[BEGIN RECORDED DATA]

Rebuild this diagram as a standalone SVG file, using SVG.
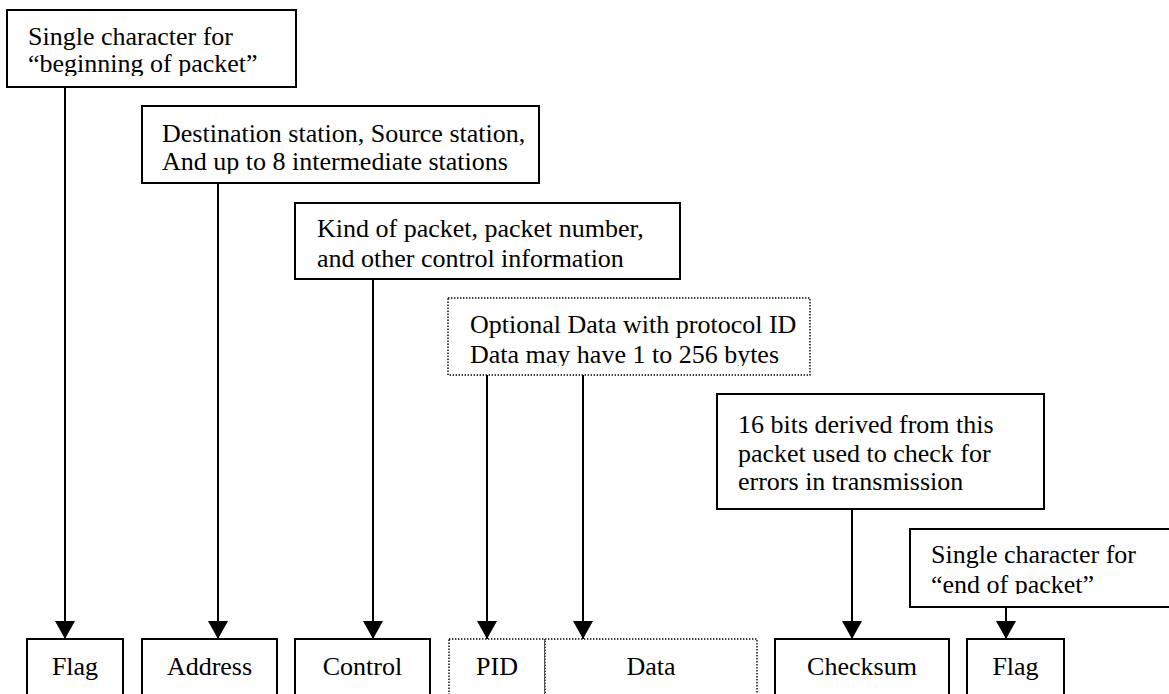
<svg xmlns="http://www.w3.org/2000/svg" width="1169" height="694" viewBox="0 0 1169 694">
<style>
.box{fill:#fff;stroke:#000;stroke-width:2}
.dot{fill:#fff;stroke:#000;stroke-width:1.4;stroke-dasharray:1.4 1.6}
.t{font-family:'Liberation Serif','Times New Roman','DejaVu Serif',serif;font-size:26px;fill:#000}
.c{text-anchor:middle}
.con line{stroke:#000;stroke-width:2;marker-end:url(#ah)}
</style>
<defs>
<marker id="ah" markerUnits="userSpaceOnUse" markerWidth="20" markerHeight="18" viewBox="0 0 20 18" refX="10" refY="18" orient="0">
<path d="M0,0 L20,0 L10,18 Z" fill="#000"/>
</marker>
<clipPath id="c1"><rect x="7" y="10" width="289" height="66"/></clipPath>
<clipPath id="c2"><rect x="142" y="106" width="397" height="68"/></clipPath>
<clipPath id="c4"><rect x="448" y="298" width="362" height="68"/></clipPath>
<clipPath id="c6"><rect x="910" y="529" width="259" height="65"/></clipPath>
</defs>
<rect width="1169" height="694" fill="#fff"/>

<g id="note-begin">
<rect class="box" x="7" y="10" width="289" height="77"/>
<g clip-path="url(#c1)">
<text class="t" x="28" y="45">Single character for</text>
<text class="t" x="28" y="72">“beginning of packet”</text>
</g>
</g>

<g id="note-address">
<rect class="box" x="142" y="106" width="397" height="77"/>
<g clip-path="url(#c2)">
<text class="t" x="162" y="142">Destination station, Source station,</text>
<text class="t" x="162" y="170">And up to 8 intermediate stations</text>
</g>
</g>

<g id="note-control">
<rect class="box" x="295" y="203" width="385" height="76"/>
<text class="t" x="317" y="237">Kind of packet, packet number,</text>
<text class="t" x="317" y="267">and other control information</text>
</g>

<g id="note-data">
<rect class="dot" x="448" y="298" width="362" height="77"/>
<g clip-path="url(#c4)">
<text class="t" x="470" y="333">Optional Data with protocol ID</text>
<text class="t" x="470" y="363">Data may have 1 to 256 bytes</text>
</g>
</g>

<g id="note-checksum">
<rect class="box" x="717" y="394" width="327" height="115"/>
<text class="t" x="738" y="433">16 bits derived from this</text>
<text class="t" x="738" y="462">packet used to check for</text>
<text class="t" x="738" y="490">errors in transmission</text>
</g>

<g id="note-end">
<rect class="box" x="910" y="529" width="264" height="78"/>
<g clip-path="url(#c6)">
<text class="t" x="931" y="563">Single character for</text>
<text class="t" x="931" y="593">“end of packet”</text>
</g>
</g>

<g id="field-flag1">
<rect class="box" x="27" y="639" width="96" height="70"/>
<text class="t c" x="75" y="675">Flag</text>
</g>
<g id="field-address">
<rect class="box" x="142" y="639" width="135" height="70"/>
<text class="t c" x="209.5" y="675">Address</text>
</g>
<g id="field-control">
<rect class="box" x="295" y="639" width="135" height="70"/>
<text class="t c" x="362.5" y="675">Control</text>
</g>
<g id="field-pid">
<rect class="dot" x="449" y="639" width="96" height="70"/>
<text class="t c" x="497" y="675">PID</text>
</g>
<g id="field-data">
<rect class="dot" x="545" y="639" width="212" height="70"/>
<text class="t c" x="651" y="675">Data</text>
</g>
<g id="field-checksum">
<rect class="box" x="775" y="639" width="174" height="70"/>
<text class="t c" x="862" y="675">Checksum</text>
</g>
<g id="field-flag2">
<rect class="box" x="967" y="639" width="97" height="70"/>
<text class="t c" x="1015.5" y="675">Flag</text>
</g>

<g id="connectors" class="con">
<line x1="65" y1="87" x2="65" y2="639"/>
<line x1="218" y1="183" x2="218" y2="639"/>
<line x1="373" y1="279" x2="373" y2="639"/>
<line x1="487" y1="375" x2="487" y2="639"/>
<line x1="583" y1="375" x2="583" y2="639"/>
<line x1="852" y1="509" x2="852" y2="639"/>
<line x1="1006" y1="607" x2="1006" y2="639"/>
</g>
</svg>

[END RECORDED DATA]

| REQUIREMENT |
From the listing above, copy all lines holding the word "this".

| WRITTEN RESPONSE |
Rebuild this diagram as a standalone SVG file, using SVG.
<text class="t" x="738" y="433">16 bits derived from this</text>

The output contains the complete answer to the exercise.